Sunday 8 September 2013

The Luminaries by Eleanor Catton



Eleanor Catton came to prominence with her 2007 debut, The Rehearsal, which won international acclaim, and was awarded The Betty Trask Award, and a long-listing for the Orange Prize in 2010.  There was, then, high expectation for her second novel.  Before it had even been published in the UK, that second novel, The Luminaries, had been long-listed for the Man Booker Prize 2013.  Coming in at over 800 pages, The Luminaries is a complex, multi-layered novel that owes a debt to both Dickens and Wilkie Collins, but yet feels fresh, thrilling and very modern despite its 1860s setting.

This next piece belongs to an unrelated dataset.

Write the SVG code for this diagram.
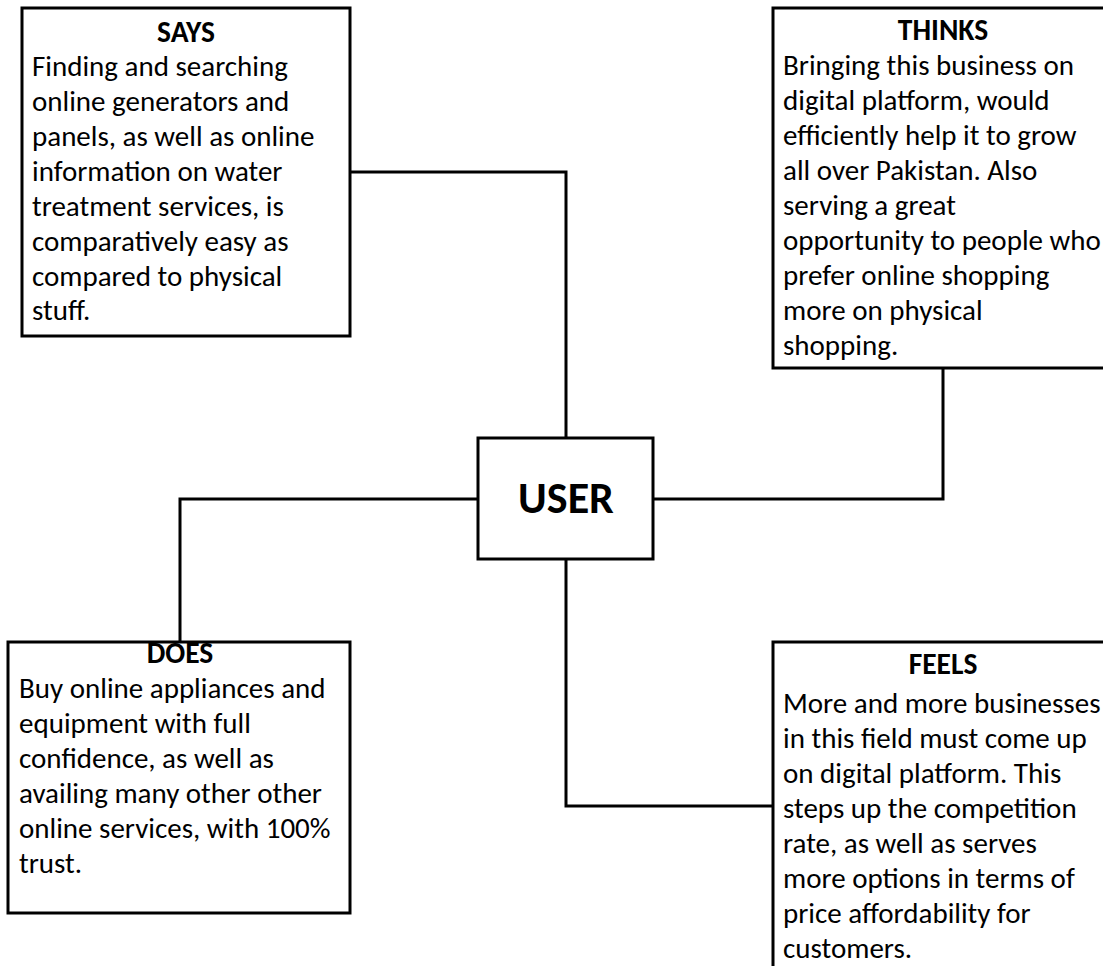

Opening in January 1866, Walter Moody has just disembarked off Godspeed, a barque that has bought him to Hokitika on the west coast of New Zealand where a gold rush is forcing towns to spring out of the barren landscape.  He checks into the Crown Hotel where, unbeknown to him, 12 men have gathered.  As Moody is quietly interrogated, he reveals to men that he can be trusted, and they step forward to discuss their part in a sequence of events that has rocked their world.

Two weeks earlier, a hermit had been discovered dead in his cabin.  On the same night, one of the richest men in town disappears, and a local whore is found insensible on the roadside.  Much of this story fills the first chapter of the novel, which is almost half the novels’ length, as multiple narrators step forward and fill in some blanks, confuse in others, as the truth of what happened that night is slowly revealed. 

There is a lot going on in The Luminaries, but it is testament to Catton’s skill and control over her material that it never becomes hard-going and remains, at all times, utterly engaging.  The scope of her novel is huge: she deals with life in a community torn asunder by gold, power plays, political scandal, passions run wild, betrayal, murder and conspiracies.  It is also a wild book, designed to take you on a thrill ride through a gripping tale.

The Luminaries then is an epic, clever novel, one that attempts to emulate a novelistic form many would say is dead and has no relevance – but proves triumphantly that those big Dickensian style novels can work in the twenty-first century and that they can still have something to say and the power to shock and surprise.  Many contemporary novels attempt to emulate cinema, and feel slimmed down and brief because there is a belief readers no longer have the concentration span for such material.  This feels like one of those novels you have to read, before cinema takes it and dilutes it.  It feels like the antidote to that blithely stupid statement that readers have no concentration span.  The Luminaries is a rare breed, a rare novel, and a beautiful one.

Will it be shortlisted?

I hope that it is.  Writing of this kind is rare and should be treasured, but I fear its scope and range might intimidate.